M-Thinker-1.5B-Iter2: Multilingual Reasoning Model
M-Thinker-1.5B-Iter2 is a 1.5 billion parameter model developed by Xue Zhang et al., specifically engineered to overcome common limitations of Large Reasoning Models (LRMs) in non-English languages. Traditional LRMs often struggle with maintaining language consistency across input, thought, and answer, and exhibit lower accuracy on non-English reasoning paths compared to English.
Key Innovations
This model introduces a novel training approach using the GRPO algorithm with two distinct reward mechanisms:
- Language Consistency (LC) Reward: Enforces strict adherence to language consistency between the input, the model's thought process, and the final answer.
- Cross-lingual Thinking Alignment (CTA) Reward: Transfers the model's English reasoning capabilities to non-English languages by comparing non-English reasoning paths with their English counterparts.
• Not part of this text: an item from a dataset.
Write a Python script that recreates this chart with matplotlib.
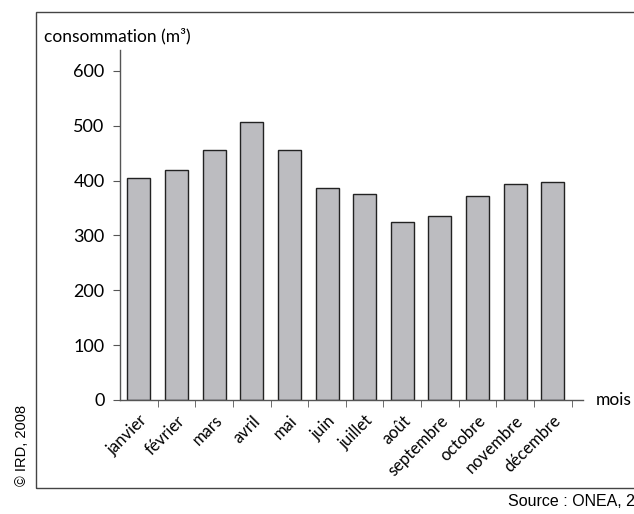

Performance and Capabilities
Through an iterative Reinforcement Learning (RL) procedure, M-Thinker-1.5B-Iter2 achieves nearly 100% language consistency and demonstrates superior performance on multilingual benchmarks such as MMATH and PolyMath. It also exhibits strong generalization to out-of-domain languages, making it a robust solution for global deployment of reasoning-focused AI applications.
Use Cases
- Multilingual Reasoning Tasks: Ideal for applications requiring complex problem-solving and logical deduction in various languages.
- Cross-lingual AI Systems: Enhances the reliability and accuracy of AI systems operating in diverse linguistic environments.
- Improved User Experience: Provides a more consistent and accurate reasoning experience for non-English speakers.